Link State Operation – Exclusive Explanation
Link state is the most used routing protocol, therefore the link state operation is very important for the networking student. In this article, we are discussing the link state operation. Link State Routing protocols reduce broadcast traffic as they do not send any periodic updates. It also not sends entire routing tables with each broadcast.
Link state only exchanges entire routing tables during initialization. After initialization routing updates are only multicast when a change has occurred. It is also sent only the change in the update, not the entire routing table. The changes in the topology are flooded immediately and computed in parallel. If no changes occur, they do not generate any periodic update.
The event triggered updates improve network convergence time because on event required router sends an update message right away. The event such as new link installation or an existing link failing or removing triggered the link-state update. When link-state changes occur.
The link-state protocols support VLSM, which enable routers to recognize and forward traffic to subnets within a network. The link-state updates also include the subnet mask, which allows a router to identify the exact subnet to forward traffic.
All Link State protocols build and maintain three types of the table called databases: The Adjacency database, Link State database and Forwarding database. To maintain routing information, OSPF routers done the following generic link-state operation to achieve a state of convergence:
Establish Neighbor Adjacencies
All OSPF enabled routers to establish Neighbor Adjacencies and relationship with one another. The OSPF enabled routers must recognize each other on the network before they can share information. Adjacent routers make this relationship using the exchange of hello packet.
The OSPF enables routers to send hello packet out to all OSPF enabled interfaces as shown in the figure below. The routers build the adjacency table using these hello packets. Within hello messages packet routers announce themselves and also identify directly connected links and the state of these links.

Exchange of LSAs
Once the adjacency relationship is completed, the routers exchange link-state advertisement (LSAs). LSAs contain the state of the router and cost of each directly connected link. Each router floods their LSA to adjacent neighbours.
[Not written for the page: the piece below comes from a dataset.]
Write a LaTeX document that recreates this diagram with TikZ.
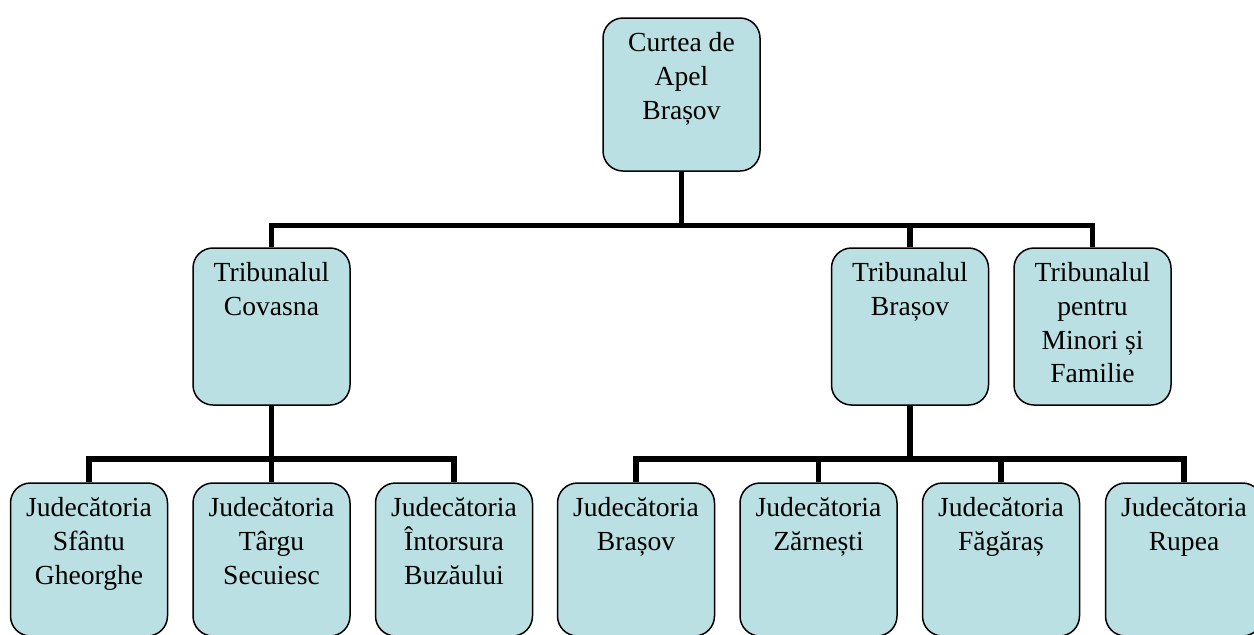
\documentclass[tikz,border=0pt]{standalone}
\usepackage{fontspec}
\setmainfont{Liberation Serif}
\usepackage{xcolor}
\usepackage{tikz}
\definecolor{courtblue}{RGB}{187,224,227}
\tikzstyle{court}=[draw,line width=.75pt,rounded corners=10pt,fill=courtblue,minimum width=78.5pt,inner sep=0pt]
\tikzstyle{courtlow}=[court,minimum height=76.5pt]
\tikzstyle{courtmid}=[court,minimum height=78.5pt]
\tikzstyle{courtlbl}=[anchor=north,yshift=-7.5pt,inner sep=0pt,align=center,font=\fontsize{13.8pt}{16.8pt}\selectfont,execute at begin node={\rule{0pt}{12.5pt}}]
\tikzstyle{tie}=[line width=2.75pt]

\begin{document}
\begin{tikzpicture}[x=.5pt,y=-.5pt]
	\useasboundingbox (0,0) rectangle (1254,634);
	\coordinate (topbus) at (0,225.5);
	\coordinate (lowbus) at (0,459);
	\node[courtlow,label={[courtlbl]north:{Curtea de\\Apel\\Brașov}}] (apel) at (681.5,94.5) {};
	\node[courtmid,label={[courtlbl]north:{Tribunalul\\Covasna}}] (covasna) at (271.5,326.5) {};
	\node[courtmid,label={[courtlbl]north:{Tribunalul\\Brașov}}] (tbv) at (910,326.5) {};
	\node[courtmid,label={[courtlbl]north:{Tribunalul\\pentru\\Minori și\\Familie}}] (minori) at (1092.5,326.5) {};
	\node[courtlow,label={[courtlbl]north:{Judecătoria\\Sfântu\\Gheorghe}}] (sfantu) at (89,559.5) {};
	\node[courtlow,label={[courtlbl]north:{Judecătoria\\Târgu\\Secuiesc}}] (targu) at (271.5,559.5) {};
	\node[courtlow,label={[courtlbl]north:{Judecătoria\\Întorsura\\Buzăului}}] (intorsura) at (454,559.5) {};
	\node[courtlow,label={[courtlbl]north:{Judecătoria\\Brașov}}] (jbv) at (636,559.5) {};
	\node[courtlow,label={[courtlbl]north:{Judecătoria\\Zărnești}}] (zarnesti) at (818.5,559.5) {};
	\node[courtlow,label={[courtlbl]north:{Judecătoria\\Făgăraș}}] (fagaras) at (1001,559.5) {};
	\node[courtlow,label={[courtlbl]north:{Judecătoria\\Rupea}}] (rupea) at (1184,559.5) {};
	\draw[tie] (apel.south) -- (apel.south |- topbus) -| (covasna.north);
	\draw[tie] (apel.south) -- (apel.south |- topbus) -| (tbv.north);
	\draw[tie] (apel.south) -- (apel.south |- topbus) -| (minori.north);
	\draw[tie] (covasna.south) -- (covasna.south |- lowbus) -| (sfantu.north);
	\draw[tie] (covasna.south) -- (targu.north);
	\draw[tie] (covasna.south) -- (covasna.south |- lowbus) -| (intorsura.north);
	\draw[tie] (tbv.south) -- (tbv.south |- lowbus) -| (jbv.north);
	\draw[tie] (tbv.south) -- (tbv.south |- lowbus) -| (zarnesti.north);
	\draw[tie] (tbv.south) -- (tbv.south |- lowbus) -| (fagaras.north);
	\draw[tie] (tbv.south) -- (tbv.south |- lowbus) -| (rupea.north);
\end{tikzpicture}
\end{document}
The adjacent neighbours which receive the LSA, immediately flood the LSA to other directly connected neighbours without any changes, the process is continued until all routers in the area received all routers LSA. The figure below illustrates the exchange of LSAs
Building a Link state database (LSDB)
After the exchange of LSAs, each router builds a topology table or link-state database (LSDB) placing themselves in the root position. This database holds all the information about the topology of the network.
SPF Tree
After building a Link State database on all the routers the routing protocol executes the SPF Algorithm (Dijkstra‘s algorithm) The SPF algorithm creates the SPF tree for each router on the bases of LSDB. The SPF tree included each possible path to the destination with its cost. The figure below illustrates the SPF tree.

Forwarding Database
From the SPF tree, the best paths are inserted into the routing table also known as forwarding database and the router made routing decisions on the bases of entries in the routing table.